ROCKLAND, Maine — A week after the city foreclosed on three homes for nonpayment of property taxes, five additional homes were taken for failure to pay sewer fees.
City Attorney Kevin Beal said, however, the city will work to return the homes to their former owners if payments can be arranged.
“Certainly our explicit goal is to avoid foreclosure and if that occurs, we promptly want to return the property to the former owner or a party of interest,” Beal said.
Despite repeated letters and telephone calls to avoid the seizures, however, five properties were foreclosed on March 17, the attorney said.
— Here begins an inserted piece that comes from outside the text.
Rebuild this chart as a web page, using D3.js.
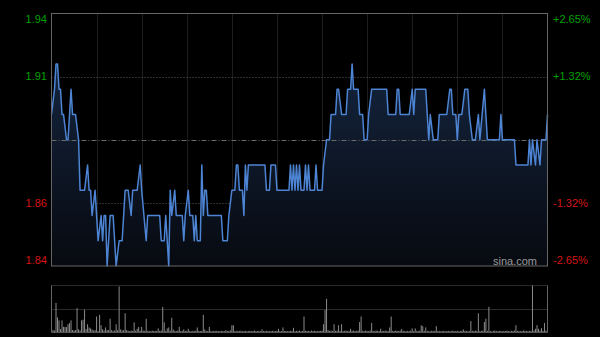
<!DOCTYPE html>
<html>
<head>
<meta charset="utf-8">
<script src="https://cdn.jsdelivr.net/npm/d3@7"></script>
<style>
  html, body { margin: 0; padding: 0; background: #000; }
  #chart { width: 600px; height: 337px; }
</style>
</head>
<body>
<div id="chart"></div>
<script>
// 昨收价和价格区间
const prevClose = 1.89
const priceDomain = [1.84, 1.94]
const totalMinutes = 330

// 分时走势：分钟序号和对应价格
const priceMinutes = [
  0, 2, 3, 4, 5, 6, 7, 8, 10, 11, 13, 14, 16, 18, 19, 22, 24, 25, 26, 27,
  29, 31, 33, 34, 35, 36, 37, 39, 41, 43, 45, 47, 49, 51, 53, 54, 57, 59, 60, 63,
  64, 72, 73, 75, 76, 78, 79, 80, 82, 83, 87, 88, 89, 91, 92, 94, 95, 96, 97, 99,
  100, 101, 102, 103, 104, 113, 114, 117, 118, 120, 122, 123, 124, 125, 127, 128, 129, 130, 131, 142,
  143, 145, 146, 149, 150, 158, 159, 160, 161, 162, 163, 164, 165, 166, 168, 169, 170, 171, 172, 175,
  176, 177, 180, 181, 183, 185, 186, 189, 190, 191, 193, 196, 197, 199, 200, 201, 204, 205, 207, 208,
  210, 211, 213, 223, 224, 229, 230, 231, 232, 238, 240, 241, 242, 249, 251, 252, 254, 257, 258, 263,
  265, 266, 267, 269, 270, 271, 273, 275, 277, 278, 280, 282, 284, 285, 288, 290, 298, 299, 300, 308,
  309, 317, 318, 319, 320, 322, 323, 325, 326, 329, 330
]
const priceValues = [
  1.90, 1.91, 1.92, 1.92, 1.91, 1.91, 1.90, 1.90, 1.89, 1.89, 1.91, 1.90, 1.90, 1.89, 1.87, 1.87, 1.88, 1.87, 1.87, 1.86,
  1.87, 1.85, 1.86, 1.85, 1.86, 1.86, 1.84, 1.86, 1.86, 1.84, 1.85, 1.85, 1.87, 1.87, 1.86, 1.87, 1.87, 1.88, 1.87, 1.85,
  1.86, 1.86, 1.85, 1.85, 1.86, 1.84, 1.87, 1.86, 1.87, 1.86, 1.86, 1.85, 1.86, 1.87, 1.86, 1.86, 1.85, 1.86, 1.85, 1.85,
  1.88, 1.86, 1.87, 1.87, 1.86, 1.86, 1.85, 1.85, 1.86, 1.87, 1.87, 1.88, 1.88, 1.87, 1.87, 1.86, 1.88, 1.87, 1.88, 1.88,
  1.87, 1.87, 1.88, 1.88, 1.87, 1.87, 1.88, 1.87, 1.88, 1.87, 1.88, 1.87, 1.88, 1.87, 1.87, 1.88, 1.87, 1.88, 1.87, 1.87,
  1.88, 1.87, 1.87, 1.88, 1.89, 1.89, 1.90, 1.90, 1.91, 1.91, 1.90, 1.90, 1.91, 1.91, 1.92, 1.91, 1.91, 1.90, 1.90, 1.89,
  1.89, 1.90, 1.91, 1.91, 1.90, 1.90, 1.91, 1.91, 1.90, 1.90, 1.91, 1.90, 1.91, 1.91, 1.89, 1.90, 1.89, 1.89, 1.90, 1.90,
  1.91, 1.91, 1.90, 1.90, 1.89, 1.90, 1.90, 1.91, 1.91, 1.90, 1.89, 1.89, 1.90, 1.89, 1.91, 1.89, 1.89, 1.90, 1.89, 1.89,
  1.88, 1.88, 1.89, 1.88, 1.89, 1.88, 1.89, 1.88, 1.89, 1.89, 1.90
]

// 每分钟成交量
const volumes = [
  37, 20, 15, 300, 150, 120, 30, 120, 53, 53,
  50, 80, 93, 120, 20, 15, 20, 247, 27, 15,
  120, 127, 230, 30, 80, 47, 37, 27, 15, 20,
  160, 10, 177, 70, 27, 15, 47, 20, 20, 137,
  20, 12, 15, 80, 20, 470, 27, 15, 20, 193,
  20, 12, 10, 15, 12, 100, 15, 33, 53, 12,
  53, 15, 12, 137, 10, 12, 8, 15, 10, 12,
  10, 37, 12, 15, 260, 100, 12, 37, 47, 15,
  147, 27, 12, 10, 15, 53, 10, 12, 27, 10,
  12, 33, 10, 8, 12, 10, 15, 47, 12, 10,
  12, 177, 27, 10, 12, 53, 10, 8, 12, 10,
  13, 10, 8, 12, 10, 8, 20, 10, 12, 15,
  70, 70, 10, 8, 12, 10, 13, 8, 10, 12,
  8, 10, 12, 8, 10, 15, 8, 10, 12, 8,
  27, 10, 8, 12, 10, 8, 10, 12, 8, 10,
  12, 33, 10, 8, 47, 10, 12, 8, 10, 12,
  10, 43, 8, 12, 10, 15, 8, 10, 160, 12,
  10, 12, 8, 15, 10, 12, 10, 8, 12, 10,
  15, 80, 227, 343, 20, 12, 15, 10, 80, 12,
  15, 70, 12, 80, 10, 12, 15, 10, 12, 33,
  12, 15, 10, 12, 15, 103, 160, 12, 10, 15,
  12, 10, 15, 93, 12, 10, 15, 12, 10, 33,
  12, 10, 15, 12, 10, 47, 160, 12, 10, 15,
  12, 10, 15, 30, 12, 10, 8, 12, 10, 15,
  37, 10, 37, 12, 10, 15, 70, 60, 12, 47,
  10, 12, 8, 15, 10, 12, 60, 10, 12, 8,
  10, 12, 8, 10, 12, 8, 10, 15, 8, 10,
  12, 8, 10, 12, 27, 10, 12, 8, 10, 113,
  12, 10, 15, 12, 193, 10, 12, 15, 103, 137,
  12, 260, 10, 8, 12, 15, 10, 8, 12, 10,
  8, 12, 10, 15, 10, 8, 12, 10, 15, 70,
  10, 12, 8, 10, 15, 12, 10, 8, 12, 10,
  480, 15, 33, 70, 33, 15, 40, 12, 93, 15,
  120
]

// 坐标轴刻度
const priceTicks = [1.94, 1.915, 1.865, 1.84]
const priceTickLabels = ["1.94", "1.91", "1.86", "1.84"]
const pctTickLabels = ["+2.65%", "+1.32%", "-1.32%", "-2.65%"]
const timeGrid = [30, 60, 90, 120, 150, 180, 210, 240, 270, 300]

const width = 600
const height = 337
const plot = {left: 51.5, right: 547.5, top: 13.5, bottom: 266}
const volPlot = {top: 285.5, mid: 309.5, bottom: 332}

const svg = d3.select("#chart").append("svg")
  .attr("width", width).attr("height", height)
  .style("font-family", "Arial, 'Liberation Sans', sans-serif")

svg.append("rect").attr("width", width).attr("height", height).attr("fill", "#000")

const x = d3.scaleLinear().domain([0, totalMinutes]).range([plot.left, plot.right])
const y = d3.scaleLinear().domain(priceDomain).range([plot.bottom, plot.top])
const yVol = d3.scaleLinear().domain([0, d3.max(volumes)]).range([volPlot.bottom, volPlot.top])

// 面积渐变
const defs = svg.append("defs")
const grad = defs.append("linearGradient").attr("id", "areaFill")
  .attr("gradientUnits", "userSpaceOnUse")
  .attr("x1", 0).attr("y1", plot.top).attr("x2", 0).attr("y2", plot.bottom)
grad.append("stop").attr("offset", "0%").attr("stop-color", "#172a48")
grad.append("stop").attr("offset", "100%").attr("stop-color", "#070a10")

// 竖向网格
svg.append("g").selectAll("line").data(timeGrid).enter().append("line")
  .attr("x1", d => Math.round(x(d)) + 0.5).attr("x2", d => Math.round(x(d)) + 0.5)
  .attr("y1", plot.top).attr("y2", plot.bottom)
  .attr("stroke", "#3a3a3a").attr("stroke-dasharray", "1,1")

// 横向网格
svg.append("g").selectAll("line").data([1.915, 1.865]).enter().append("line")
  .attr("x1", plot.left).attr("x2", plot.right)
  .attr("y1", d => Math.round(y(d)) + 0.5).attr("y2", d => Math.round(y(d)) + 0.5)
  .attr("stroke", "#5a5a5a").attr("stroke-dasharray", "1,2")

const points = priceMinutes.map((m, i) => [m, priceValues[i]])

const area = d3.area().x(d => x(d[0])).y0(plot.bottom).y1(d => y(d[1]))
svg.append("path").datum(points).attr("d", area).attr("fill", "url(#areaFill)")

// 昨收线
svg.append("line")
  .attr("x1", plot.left).attr("x2", plot.right)
  .attr("y1", Math.round(y(prevClose)) + 0.5).attr("y2", Math.round(y(prevClose)) + 0.5)
  .attr("stroke", "#6a6a6a").attr("stroke-dasharray", "5,2,1,2")

const line = d3.line().x(d => x(d[0])).y(d => y(d[1]))
svg.append("path").datum(points).attr("d", line)
  .attr("fill", "none").attr("stroke", "#4d84d4").attr("stroke-width", 1.5)
  .attr("stroke-linejoin", "round")

// 边框
svg.append("rect")
  .attr("x", plot.left).attr("y", plot.top)
  .attr("width", plot.right - plot.left).attr("height", plot.bottom - plot.top)
  .attr("fill", "none").attr("stroke", "#666")

// 左右刻度文字
const labelY = v => Math.min(Math.max(y(v), plot.top + 6), plot.bottom - 6)
const labelColor = v => v > prevClose ? "#00a000" : "#d41414"

svg.append("g").selectAll("text").data(priceTicks).enter().append("text")
  .attr("x", 47).attr("y", labelY).attr("dy", "0.35em")
  .attr("text-anchor", "end").attr("font-size", 11)
  .attr("fill", labelColor).text((d, i) => priceTickLabels[i])

svg.append("g").selectAll("text").data(priceTicks).enter().append("text")
  .attr("x", 553).attr("y", labelY).attr("dy", "0.35em")
  .attr("text-anchor", "start").attr("font-size", 11)
  .attr("fill", labelColor).text((d, i) => pctTickLabels[i])

svg.append("text").attr("x", 537).attr("y", 261).attr("dy", "0.35em")
  .attr("text-anchor", "end").attr("font-size", 11).attr("fill", "#9a9a9a")
  .text("sina.com")

// 成交量
const vol = svg.append("g")
vol.selectAll("line.grid").data([volPlot.top, volPlot.mid]).enter().append("line")
  .attr("x1", plot.left).attr("x2", plot.right).attr("y1", d => d).attr("y2", d => d)
  .attr("stroke", "#555").attr("stroke-dasharray", "1,1")

vol.selectAll("line.bar").data(volumes).enter().append("line")
  .attr("x1", (d, i) => x(i)).attr("x2", (d, i) => x(i))
  .attr("y1", volPlot.bottom).attr("y2", d => yVol(d))
  .attr("stroke", "#8a8a8a").attr("stroke-width", 1)

vol.append("line").attr("x1", plot.left).attr("x2", plot.right)
  .attr("y1", volPlot.bottom + 0.5).attr("y2", volPlot.bottom + 0.5).attr("stroke", "#555")
vol.selectAll("line.side").data([plot.left, plot.right]).enter().append("line")
  .attr("x1", d => d).attr("x2", d => d).attr("y1", volPlot.top).attr("y2", volPlot.bottom + 0.5)
  .attr("stroke", "#666")
</script>
</body>
</html>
He added that in the vast majority of the cases involving sewer foreclosures, the properties are returned either to the former owner, a family member or a bank that has a mortgage on the homes.
The properties seized because of the owners failing to pay sewer fees include a bungalow-style house on Dunton Avenue assessed by the city at $79,500. That property owner owed $428 in back sewer fees from 2013. Another is a two-story home on Jefferson Street assessed at $117,700 whose owners owed $200. A third is a Cape Cod-style home on Broadway assessed by the city at $152,300 which had a sewer lien foreclosed for $117.
Two mobile homes in Sunset Terrace Mobile Home Park also were foreclosed on for not paying sewer fees. One is assessed at $41,300 and owed $176 and the other at $27,600 which owed $242.
The city attorney said because of the foreclosures, anyone seeking to get the properties back must pay not only the sewer fees on the liens that foreclosed but also any subsequent sewer fees and any property taxes owed. The city’s costs for filing the liens also must be covered.